(begin)

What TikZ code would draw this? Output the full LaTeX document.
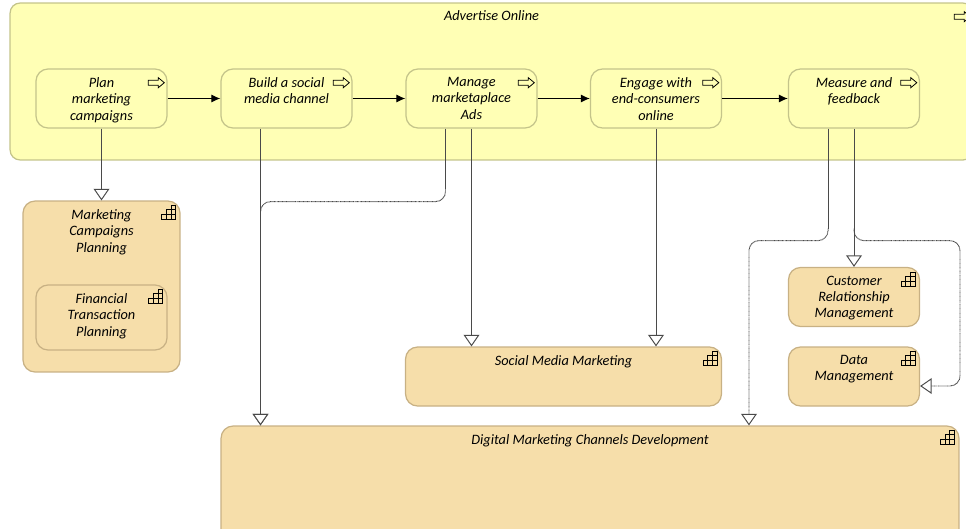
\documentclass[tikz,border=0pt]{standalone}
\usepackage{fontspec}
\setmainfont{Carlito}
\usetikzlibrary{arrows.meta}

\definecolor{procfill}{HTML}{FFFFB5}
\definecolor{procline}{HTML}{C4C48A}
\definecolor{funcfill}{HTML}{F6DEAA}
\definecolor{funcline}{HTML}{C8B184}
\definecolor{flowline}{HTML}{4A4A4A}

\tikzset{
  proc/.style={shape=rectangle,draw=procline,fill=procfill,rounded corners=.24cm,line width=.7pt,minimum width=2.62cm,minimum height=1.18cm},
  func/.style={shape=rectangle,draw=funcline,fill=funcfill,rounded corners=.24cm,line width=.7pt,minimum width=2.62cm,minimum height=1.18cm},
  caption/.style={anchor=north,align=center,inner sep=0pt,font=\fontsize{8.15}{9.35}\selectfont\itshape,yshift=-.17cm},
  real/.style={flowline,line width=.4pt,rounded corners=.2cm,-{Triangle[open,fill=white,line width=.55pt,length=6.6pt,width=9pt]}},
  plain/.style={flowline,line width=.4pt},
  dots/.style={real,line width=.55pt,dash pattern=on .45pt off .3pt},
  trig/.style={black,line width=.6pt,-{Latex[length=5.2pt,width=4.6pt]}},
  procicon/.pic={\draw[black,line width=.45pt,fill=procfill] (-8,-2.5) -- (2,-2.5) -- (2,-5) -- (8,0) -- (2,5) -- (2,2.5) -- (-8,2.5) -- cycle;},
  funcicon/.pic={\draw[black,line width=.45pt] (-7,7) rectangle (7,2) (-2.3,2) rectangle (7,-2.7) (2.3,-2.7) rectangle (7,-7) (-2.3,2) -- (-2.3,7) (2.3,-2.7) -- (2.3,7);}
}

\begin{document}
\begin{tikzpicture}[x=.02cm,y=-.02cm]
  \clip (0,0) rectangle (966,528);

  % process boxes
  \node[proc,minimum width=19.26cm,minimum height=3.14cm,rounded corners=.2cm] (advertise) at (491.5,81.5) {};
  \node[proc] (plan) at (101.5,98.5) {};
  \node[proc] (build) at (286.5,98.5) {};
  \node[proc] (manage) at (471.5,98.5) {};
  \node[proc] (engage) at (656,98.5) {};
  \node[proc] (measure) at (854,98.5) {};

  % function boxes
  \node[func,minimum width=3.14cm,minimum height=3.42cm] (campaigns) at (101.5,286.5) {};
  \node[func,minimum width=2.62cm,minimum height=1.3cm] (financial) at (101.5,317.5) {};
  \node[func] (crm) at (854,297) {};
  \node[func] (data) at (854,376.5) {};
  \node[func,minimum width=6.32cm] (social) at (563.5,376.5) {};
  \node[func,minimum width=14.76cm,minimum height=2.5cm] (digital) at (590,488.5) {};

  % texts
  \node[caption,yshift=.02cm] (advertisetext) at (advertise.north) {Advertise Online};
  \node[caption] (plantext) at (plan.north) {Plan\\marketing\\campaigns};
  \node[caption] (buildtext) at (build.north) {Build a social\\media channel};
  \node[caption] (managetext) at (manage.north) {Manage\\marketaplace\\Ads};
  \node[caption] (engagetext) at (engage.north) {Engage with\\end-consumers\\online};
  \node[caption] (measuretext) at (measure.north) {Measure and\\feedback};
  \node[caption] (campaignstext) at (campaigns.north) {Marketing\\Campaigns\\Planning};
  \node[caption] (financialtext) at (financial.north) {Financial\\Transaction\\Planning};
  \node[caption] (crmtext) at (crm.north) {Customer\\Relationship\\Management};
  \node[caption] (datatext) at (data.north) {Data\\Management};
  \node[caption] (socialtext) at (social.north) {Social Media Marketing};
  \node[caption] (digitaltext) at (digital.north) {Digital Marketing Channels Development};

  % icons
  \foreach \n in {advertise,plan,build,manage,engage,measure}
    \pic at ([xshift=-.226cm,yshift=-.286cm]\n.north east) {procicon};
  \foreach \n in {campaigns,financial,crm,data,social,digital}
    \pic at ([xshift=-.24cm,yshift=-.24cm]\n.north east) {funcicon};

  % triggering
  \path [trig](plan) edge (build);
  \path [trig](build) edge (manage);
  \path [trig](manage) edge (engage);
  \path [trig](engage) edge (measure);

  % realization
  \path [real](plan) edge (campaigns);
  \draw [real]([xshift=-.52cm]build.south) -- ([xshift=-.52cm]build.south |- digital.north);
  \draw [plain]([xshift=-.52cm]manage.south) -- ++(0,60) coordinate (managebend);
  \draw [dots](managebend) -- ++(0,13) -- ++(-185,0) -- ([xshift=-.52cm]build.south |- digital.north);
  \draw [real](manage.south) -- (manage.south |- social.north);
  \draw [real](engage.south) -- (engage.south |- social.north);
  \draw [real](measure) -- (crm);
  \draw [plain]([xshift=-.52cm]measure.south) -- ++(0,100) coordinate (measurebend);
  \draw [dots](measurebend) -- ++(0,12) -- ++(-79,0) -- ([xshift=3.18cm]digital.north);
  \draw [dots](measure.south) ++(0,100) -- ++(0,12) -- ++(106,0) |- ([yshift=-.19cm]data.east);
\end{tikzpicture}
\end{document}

(end)
(begin)

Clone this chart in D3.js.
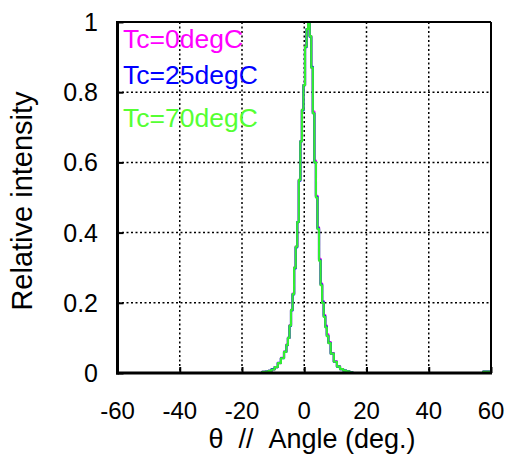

(end)

From the entries above, select each line containing the string "this".

What TikZ code would draw this? Output the full LaTeX document.
Clone this chart in D3.js.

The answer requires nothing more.